Judging the judges

Are Appeal Court judges always superior jurists? The jury is out …

Columns

This article is taken from the August-September 2023 issue of The Critic. To get the full magazine why not subscribe? Right now we’re offering five issues for just £10.


Last year, a Divisional Court of the High Court, comprised of a lord justice (a regular judge of the Court of Appeal) and a High Court judge, ruled that the government’s Rwanda plan was lawful. 

On 29 June, the Court of Appeal reversed the High Court’s ruling and declared the plan unlawful. The Lord Chief Justice would have upheld the High Court’s decision; but he was outvoted by the Master of the Rolls and another lord justice. 

In other words, of the five senior judges who have heard the case so far, three found for the government and two against. But because they happened to be distributed unevenly across two courts, the numerical minority won the day (for now; the case will almost certainly go to the Supreme Court).

To almost every English lawyer, this is a perfectly unexceptionable outcome. In the hierarchical system of English courts, the Court of Appeal’s opinion prevails over that of the High Court, and that is that. Why that is the case, however, is less clear.

The most obvious theory is that the higher the court, the better the judges, and therefore the opinion of the higher court is more likely to be right than that of the lower one. 

After all, there are 100-odd High Court judges, but fewer than 50 Court of Appeal judges and a dozen Supreme Court judges, and the general presumption is that only the best judges of each court are promoted to the next one.

But this theory is undone by the fact that English judges regularly sit in courts above and below their own. Although a Court of Appeal judge is treated like a High Court judge when he sits in the High Court, one imagines that Lord Justice Lewis did not suddenly become less good a judge by sitting in the lower court in the Rwanda case. 

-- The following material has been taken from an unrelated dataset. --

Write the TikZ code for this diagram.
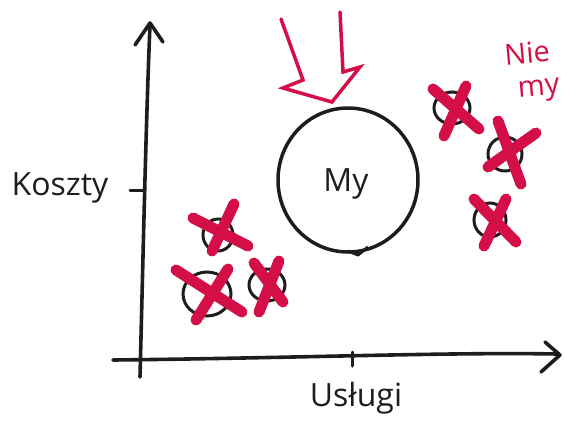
\documentclass[tikz,border=0pt]{standalone}
\usepackage{fontspec}
\setmainfont{Open Sans}
\definecolor{xred}{RGB}{212,14,70}
\definecolor{ink}{RGB}{30,28,28}
\begin{document}
\begin{tikzpicture}[x=1pt,y=-1pt,
  axis/.style={draw=ink,line width=3.6pt,line cap=round,line join=round},
  ring/.style={draw=ink,line width=3pt},
  cross/.style={draw=xred,line width=11pt,line cap=round},
  lbl/.style={inner sep=0pt,text=ink,font=\fontsize{32}{36}\selectfont},
  rlbl/.style={inner sep=0pt,text=xred,font=\fontsize{29}{32}\selectfont,rotate=5}]
\useasboundingbox (0,0) rectangle (565,421);
% axes
\draw[axis] (113,360) .. controls (300,358) and (450,352) .. (557,354);
\draw[axis] (545,342) -- (560,355) -- (541,372);
\draw[axis] (140,377) .. controls (143,260) and (146,120) .. (150,25);
\draw[axis] (135,45) -- (150,23) -- (163,42);
\draw[axis,line width=3pt] (352,352) -- (352,366);
\draw[axis,line width=3pt] (130,190) -- (145,190);
% labels
\node[lbl] (koszty) at (60,188) {Koszty};
\node[lbl] (uslugi) at (356,398) {Usługi};
\node[lbl] (my) at (346,184) {My};
\node[rlbl,text height=21pt,text depth=0pt] (nie) at (527,53) {Nie};
\node[rlbl,text height=15pt,text depth=6pt] (my2) at (539,91) {my};
% big circle
\draw[ring,line width=3.5pt] (348,180) ellipse [x radius=70,y radius=72];
\draw[ring,line width=3pt,line join=round] (348,251) -- (358,255) -- (368,247);
% red arrow
\draw[draw=xred,line width=3.5pt,line cap=round,line join=miter]
  (281,19) -- (303,80) -- (283,88) -- (332,102) -- (360,67) -- (343,72) -- (340,12);
% small circles
\draw[ring] (218,235) ellipse [x radius=15,y radius=16];
\draw[ring] (207,294) ellipse [x radius=24,y radius=22];
\draw[ring] (267,285) ellipse [x radius=18,y radius=16];
\draw[ring] (452,108) ellipse [x radius=18,y radius=16];
\draw[ring] (505,154) ellipse [x radius=17,y radius=17];
\draw[ring] (490,220) ellipse [x radius=16,y radius=17];
% crosses
\draw[cross] (193,218) -- (248,246);
\draw[cross] (234,204) -- (212,251);
\draw[cross] (176,270) -- (242,312);
\draw[cross] (228,269) -- (196,320);
\draw[cross] (254,263) -- (283,302);
\draw[cross] (279,261) -- (259,312);
\draw[cross] (433,89) -- (479,129);
\draw[cross] (466,86) -- (444,136);
\draw[cross] (498,121) -- (521,184);
\draw[cross] (536,133) -- (488,167);
\draw[cross] (474,199) -- (516,242);
\draw[cross] (506,199) -- (484,246);
\end{tikzpicture}
\end{document}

Conversely, High Court judges are sometimes asked to sit in the Court of Appeal, but they do not take their temporarily increased wisdom back to their own courts.

Another view is that appellate courts make better decisions by focusing on the really hard questions raised by a case and by ignoring the rest. Yet many judges have doubted that view. 

Lord Denning once remarked (not entirely self-disinterestedly, one suspects) that half of the Court of Appeal’s recent decisions on a certain topic were reversed by the House of Lords on appeal; but there was no reason to suppose that half of the House of Lords’ decisions would not be reversed if there were an even higher appellate court. 

A generation before, Lord Justice Atkin had put his court’s overall reversal rate by the Lords at a third. Perhaps something had gone awry in the interval.

The Law of Citations is often thought to represent a low point in the history of Roman law

The mechanics of the appellate hierarchy have long flummoxed legal reformers. The Supreme Court of Judicature Act 1873, which rationalised the English court system, originally envisaged a two-tier structure comprised of the High Court and the Court of Appeal, as well as the abolition of the House of Lords’ appellate jurisdiction, but that was undone by Disraeli after the fall of Gladstone’s government the following year.

A century later, the future Labour Lord Chancellor, Lord Gardiner, wrote against the three-tiered system. The country was too poor to afford two appellate courts: a strengthened Court of Appeal would do the job just as well as the House of Lords, whose doors were only open to the rich and the legally aided.

More recently, writing for Policy Exchange, Oxford professor Derrick Wyatt proposed a scheme whereby Supreme Court justices would be replaced by judges from each nation’s court of appeal serving on a rotational basis, not on grounds of national economy but to prevent judicial activism in the apex court. 

Besides, he argued, Supreme Court justices are not unquestionably better as jurists than their colleagues a rung below, but merely primi inter pares, so that the quality of the judgments would remain constant.

If these ideas sound radical, they are positively timid compared to other schemes that have been devised to reduce unpredictability in legal adjudication. During the minority of the Roman child-emperor Valentinian III, his regent issued the Law of Citations, which singled out five (dead) jurists and gave their writings canonical status.

If there was a conflict between them on a point of law, the view of a majority of them prevailed. If the two sides were evenly matched in number, the view of Papinian would be decisive. Only if Papinian did not have a view could the (living) judge choose a view for himself.

The Law of Citations is often thought to represent a low point in the history of Roman law, as “the correct opinion was found by counting heads, not by choosing the best solution”. 

But the legal historian Alan Watson thought it had the merit of “singling out the best jurists to be followed”, instead of the English system where “a court is bound by a decision of a higher court, regardless of whether at that time the court was composed of undistinguished men and women or had reached its decision by illogical arguments”. Lord Denning would have approved.